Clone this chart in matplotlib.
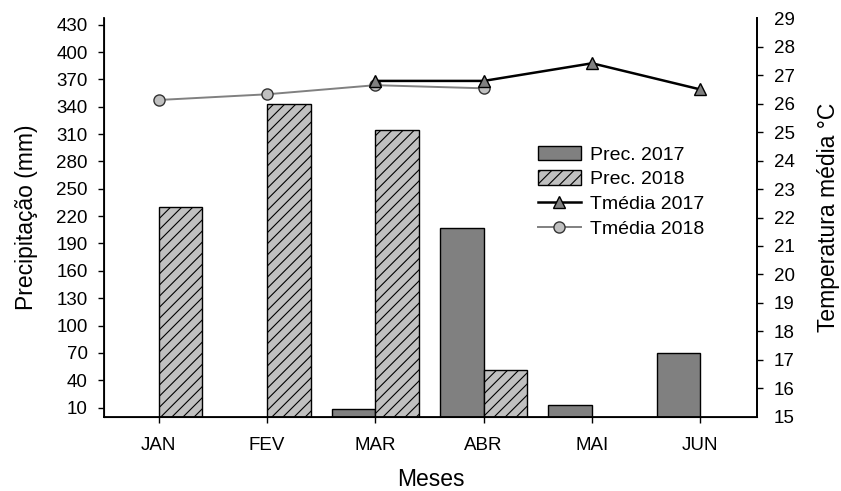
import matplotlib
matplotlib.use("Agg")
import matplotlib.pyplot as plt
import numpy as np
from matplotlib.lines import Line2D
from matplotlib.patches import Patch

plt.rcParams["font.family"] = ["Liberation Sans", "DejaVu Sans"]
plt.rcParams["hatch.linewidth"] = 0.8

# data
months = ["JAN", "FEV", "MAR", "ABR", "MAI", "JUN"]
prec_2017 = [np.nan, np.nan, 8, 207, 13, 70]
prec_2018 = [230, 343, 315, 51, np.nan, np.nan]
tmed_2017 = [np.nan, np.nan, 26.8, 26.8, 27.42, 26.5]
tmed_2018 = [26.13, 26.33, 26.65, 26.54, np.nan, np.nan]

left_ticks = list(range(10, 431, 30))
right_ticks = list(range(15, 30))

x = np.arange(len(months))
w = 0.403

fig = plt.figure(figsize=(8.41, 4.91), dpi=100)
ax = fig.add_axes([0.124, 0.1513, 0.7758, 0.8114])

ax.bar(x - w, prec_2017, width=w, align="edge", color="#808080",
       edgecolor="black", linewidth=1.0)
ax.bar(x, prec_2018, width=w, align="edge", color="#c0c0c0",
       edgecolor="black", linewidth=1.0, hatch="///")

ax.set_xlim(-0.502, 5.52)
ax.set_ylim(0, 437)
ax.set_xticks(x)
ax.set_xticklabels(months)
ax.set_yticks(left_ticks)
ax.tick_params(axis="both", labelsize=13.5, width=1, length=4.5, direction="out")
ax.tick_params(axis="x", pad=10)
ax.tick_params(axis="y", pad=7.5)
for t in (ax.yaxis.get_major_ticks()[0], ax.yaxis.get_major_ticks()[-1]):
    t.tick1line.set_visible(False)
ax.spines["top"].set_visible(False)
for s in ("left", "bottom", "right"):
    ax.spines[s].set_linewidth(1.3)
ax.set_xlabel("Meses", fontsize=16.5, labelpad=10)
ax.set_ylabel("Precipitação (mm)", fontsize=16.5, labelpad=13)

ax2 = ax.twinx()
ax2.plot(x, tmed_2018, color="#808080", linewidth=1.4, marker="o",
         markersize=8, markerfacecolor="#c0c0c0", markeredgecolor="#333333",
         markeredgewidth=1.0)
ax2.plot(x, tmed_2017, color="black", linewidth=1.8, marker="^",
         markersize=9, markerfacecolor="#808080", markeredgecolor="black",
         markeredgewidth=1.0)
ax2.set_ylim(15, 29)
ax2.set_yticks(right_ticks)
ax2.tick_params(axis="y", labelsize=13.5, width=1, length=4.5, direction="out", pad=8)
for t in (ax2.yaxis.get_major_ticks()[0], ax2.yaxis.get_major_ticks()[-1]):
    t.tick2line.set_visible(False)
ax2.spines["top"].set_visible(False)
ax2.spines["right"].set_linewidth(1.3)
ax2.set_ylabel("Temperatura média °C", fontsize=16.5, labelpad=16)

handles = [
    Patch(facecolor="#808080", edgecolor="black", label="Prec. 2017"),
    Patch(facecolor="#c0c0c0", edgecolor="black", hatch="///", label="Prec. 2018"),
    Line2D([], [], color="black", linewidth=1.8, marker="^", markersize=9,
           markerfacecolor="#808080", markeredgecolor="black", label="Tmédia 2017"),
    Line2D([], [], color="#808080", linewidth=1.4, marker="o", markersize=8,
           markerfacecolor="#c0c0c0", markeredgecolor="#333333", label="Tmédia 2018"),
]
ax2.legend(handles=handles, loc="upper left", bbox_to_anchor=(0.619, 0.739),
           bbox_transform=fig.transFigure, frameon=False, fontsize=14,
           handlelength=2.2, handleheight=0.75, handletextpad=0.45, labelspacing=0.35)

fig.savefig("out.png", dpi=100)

++++++

All of the lines above should be retyped precisely, apart from the pictures.

Clone this chart in matplotlib.
import matplotlib
matplotlib.use("Agg")
import matplotlib.pyplot as plt
import numpy as np
from matplotlib.lines import Line2D
from matplotlib.patches import Patch

plt.rcParams["font.family"] = ["Liberation Sans", "DejaVu Sans"]
plt.rcParams["hatch.linewidth"] = 0.8

# data
months = ["JAN", "FEV", "MAR", "ABR", "MAI", "JUN"]
prec_2017 = [np.nan, np.nan, 8, 207, 13, 70]
prec_2018 = [230, 343, 315, 51, np.nan, np.nan]
tmed_2017 = [np.nan, np.nan, 26.8, 26.8, 27.42, 26.5]
tmed_2018 = [26.13, 26.33, 26.65, 26.54, np.nan, np.nan]

left_ticks = list(range(10, 431, 30))
right_ticks = list(range(15, 30))

x = np.arange(len(months))
w = 0.403

fig = plt.figure(figsize=(8.41, 4.91), dpi=100)
ax = fig.add_axes([0.124, 0.1513, 0.7758, 0.8114])

ax.bar(x - w, prec_2017, width=w, align="edge", color="#808080",
       edgecolor="black", linewidth=1.0)
ax.bar(x, prec_2018, width=w, align="edge", color="#c0c0c0",
       edgecolor="black", linewidth=1.0, hatch="///")

ax.set_xlim(-0.502, 5.52)
ax.set_ylim(0, 437)
ax.set_xticks(x)
ax.set_xticklabels(months)
ax.set_yticks(left_ticks)
ax.tick_params(axis="both", labelsize=13.5, width=1, length=4.5, direction="out")
ax.tick_params(axis="x", pad=10)
ax.tick_params(axis="y", pad=7.5)
for t in (ax.yaxis.get_major_ticks()[0], ax.yaxis.get_major_ticks()[-1]):
    t.tick1line.set_visible(False)
ax.spines["top"].set_visible(False)
for s in ("left", "bottom", "right"):
    ax.spines[s].set_linewidth(1.3)
ax.set_xlabel("Meses", fontsize=16.5, labelpad=10)
ax.set_ylabel("Precipitação (mm)", fontsize=16.5, labelpad=13)

ax2 = ax.twinx()
ax2.plot(x, tmed_2018, color="#808080", linewidth=1.4, marker="o",
         markersize=8, markerfacecolor="#c0c0c0", markeredgecolor="#333333",
         markeredgewidth=1.0)
ax2.plot(x, tmed_2017, color="black", linewidth=1.8, marker="^",
         markersize=9, markerfacecolor="#808080", markeredgecolor="black",
         markeredgewidth=1.0)
ax2.set_ylim(15, 29)
ax2.set_yticks(right_ticks)
ax2.tick_params(axis="y", labelsize=13.5, width=1, length=4.5, direction="out", pad=8)
for t in (ax2.yaxis.get_major_ticks()[0], ax2.yaxis.get_major_ticks()[-1]):
    t.tick2line.set_visible(False)
ax2.spines["top"].set_visible(False)
ax2.spines["right"].set_linewidth(1.3)
ax2.set_ylabel("Temperatura média °C", fontsize=16.5, labelpad=16)

handles = [
    Patch(facecolor="#808080", edgecolor="black", label="Prec. 2017"),
    Patch(facecolor="#c0c0c0", edgecolor="black", hatch="///", label="Prec. 2018"),
    Line2D([], [], color="black", linewidth=1.8, marker="^", markersize=9,
           markerfacecolor="#808080", markeredgecolor="black", label="Tmédia 2017"),
    Line2D([], [], color="#808080", linewidth=1.4, marker="o", markersize=8,
           markerfacecolor="#c0c0c0", markeredgecolor="#333333", label="Tmédia 2018"),
]
ax2.legend(handles=handles, loc="upper left", bbox_to_anchor=(0.619, 0.739),
           bbox_transform=fig.transFigure, frameon=False, fontsize=14,
           handlelength=2.2, handleheight=0.75, handletextpad=0.45, labelspacing=0.35)

fig.savefig("out.png", dpi=100)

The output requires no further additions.